SI dice che alcune popolazioni sudamericane rovescino i termini di quanto si creda. Il passato, in quanto conosciuto, sta avanti. Al contrario, del futuro non ci sarebbe da fidarsi. È ignoto e arriva alle spalle senza preavvisi e nelle forme che non puoi scegliere o rifiutare e che devi necessariamente subire.

Passato è ciò che è trascorso nel tempo ma che è anche un passato di speranze andate in fumo, poltiglie di quanto ogni volta sembrava quasi a portata di mano, spremuta di attese rimaste fatalmente tali. Anche in cucina si ricorre ad un passato per rendere più digeribile e delicata una pietanza che altrimenti risulterebbe più impegnativa a mandar giù.

A Gaza e dintorni il futuro ha la certezza della ripetibilità di una morte non gentile o ancor meglio che si possa avere un futuro accettabile solo dopo la morte.

Di nuovo, ad ottobre, appena qualche giorno prima del nostro Rodrigo di Triana, sia pure un po’ di secoli dopo, gli assassini di Hamas ha avvistato una umanità da far fuori dando inizio alla operazione Al-Aqsa flood, alluvione Al-Aqsa.

Al-Aqsa è anche il nome della terza moschea dell’Islam, è il “tempio lontano” ed anche il terzo sito sacro dell’Islam posta sul Monte del Tempio di Gerusalemme. La Moschea ad aprile è stata presa d’assalto dalla polizia israeliana per varie ragioni, durante il periodo del Ramadan, portando via oltre 300 persone.

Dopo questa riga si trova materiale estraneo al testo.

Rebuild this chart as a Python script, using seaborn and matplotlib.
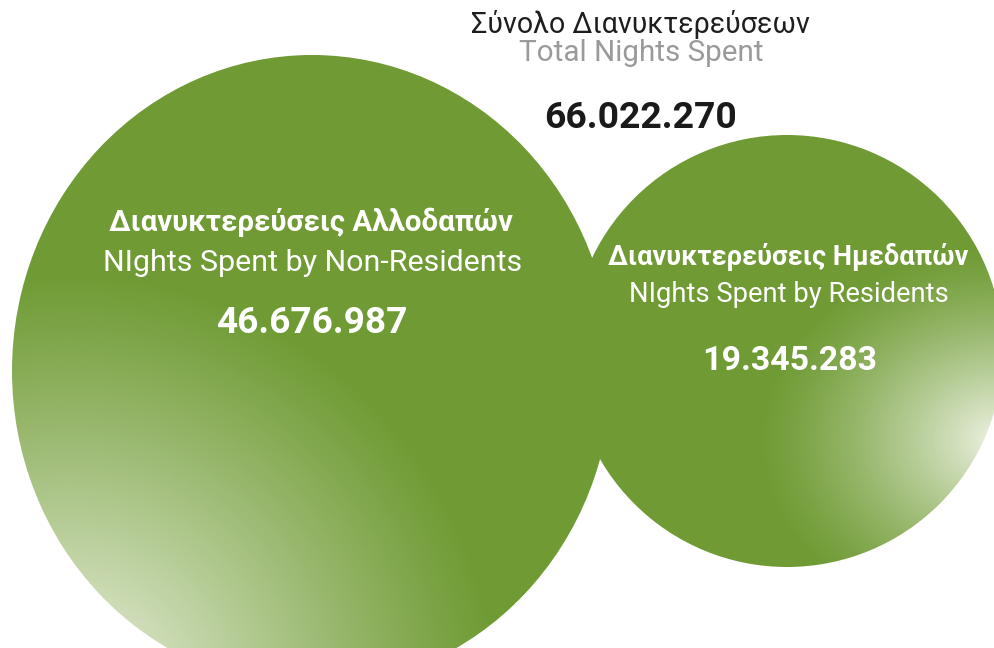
import numpy as np
import pandas as pd
import seaborn as sns
import matplotlib
matplotlib.use("Agg")
import matplotlib.pyplot as plt
from matplotlib.patches import Ellipse

# ---- data -------------------------------------------------------------
categories_el = ["Διανυκτερεύσεις Αλλοδαπών", "Διανυκτερεύσεις Ημεδαπών"]
categories_en = ["NIghts Spent by Non-Residents", "NIghts Spent by Residents"]
nights = [46676987, 19345283]
total_title_el = "Σύνολο Διανυκτερεύσεων"
total_title_en = "Total Nights Spent"

df = pd.DataFrame({"label_el": categories_el, "label_en": categories_en, "nights": nights})
total_nights = int(df["nights"].sum())


def fmt(v):
    return f"{v:,}".replace(",", ".")


# ---- layout (pixel canvas) --------------------------------------------
W, H = 995, 648
bubbles = [
    # centre x, centre y, radius x, radius y, glow centre, glow reach, glow power
    dict(cx=312, cy=371, rx=300, ry=316, gx=70, gy=700, reach=430, power=1.1, gsy=1.0),
    dict(cx=787, cy=351, rx=216, ry=216, gx=1000, gy=440, reach=245, power=1.3, gsy=0.8),
]
# text anchors: centre x, baseline y, target width in px
bubble_text = [
    [(311, 231, 404), (313, 271, 417), (312, 333, 192)],
    [(788, 265, 360), (789, 302, 318), (790, 370, 175)],
]
top_text = [(640, 33, 340), (641, 61, 244), (641, 128, 193)]

GREEN = "#6f9b34"
LIGHT = "#eef3e4"

sns.set_theme(style="white")
plt.rcParams["font.family"] = ["Roboto", "DejaVu Sans"]

fig = plt.figure(figsize=(W / 100, H / 100), dpi=100)
ax = fig.add_axes([0, 0, 1, 1])
ax.set_xlim(0, W)
ax.set_ylim(H, 0)
ax.set_axis_off()
fig.patch.set_facecolor("white")

cmap = sns.blend_palette([GREEN, LIGHT], as_cmap=True)
X, Y = np.meshgrid(np.arange(W) + 0.5, np.arange(H) + 0.5)

for b in bubbles:
    ell = Ellipse((b["cx"], b["cy"]), 2 * b["rx"], 2 * b["ry"], fc="none", ec="none")
    ax.add_patch(ell)
    d = np.hypot(X - b["gx"], (Y - b["gy"]) / b["gsy"])
    f = np.clip(1 - d / b["reach"], 0, 1) ** b["power"]
    im = ax.imshow(f, cmap=cmap, vmin=0, vmax=1, extent=(0, W, H, 0),
                   origin="upper", interpolation="bilinear", zorder=1)
    im.set_clip_path(ell)

renderer = fig.canvas.get_renderer()


def place(x, y, s, width, **kw):
    t = ax.text(x, y, s, ha="center", va="baseline", fontsize=20, zorder=5, **kw)
    w = t.get_window_extent(renderer).width
    t.set_fontsize(20 * width / w)
    return t


for (i, row), anchors in zip(df.iterrows(), bubble_text):
    (x1, y1, w1), (x2, y2, w2), (x3, y3, w3) = anchors
    place(x1, y1, row["label_el"], w1, color="white", fontweight="bold")
    place(x2, y2, row["label_en"], w2, color="white")
    place(x3, y3, fmt(row["nights"]), w3, color="white", fontweight="bold")

(x1, y1, w1), (x2, y2, w2), (x3, y3, w3) = top_text
place(x1, y1, total_title_el, w1, color="#1e1e1e")
place(x2, y2, total_title_en, w2, color="#9a9a9a")
place(x3, y3, fmt(total_nights), w3, color="#1a1a1a", fontweight="bold")

fig.savefig("out.png", dpi=100, facecolor="white")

Ora è giunta per vendetta la risposta di Hamas con la sua alluvione di terrore. Lontana è diventata anche la prospettiva di una normalità in uno sputo di terra da troppo in conflitto.

Non si è trattato di acqua ma di sangue sparso per irrorare la proclamazione di una guerra. Le conseguenze sono sotto gli occhi di tutti. Ora si fa a gara a chi picchia più forte.

Noè si salvò dalla tempesta delle acque, insieme alla famiglia ed alle bestie del mondo, per dare a tutti un nuovo giorno. Questa volta non si intravede un’arca in grado di ripetere l’impresa.

Tempesta perfetta in meteorologia è quello che colpisce l’area più vulnerabile di una regione. E’ questo il solo primato di cui quella terra può vantarsi.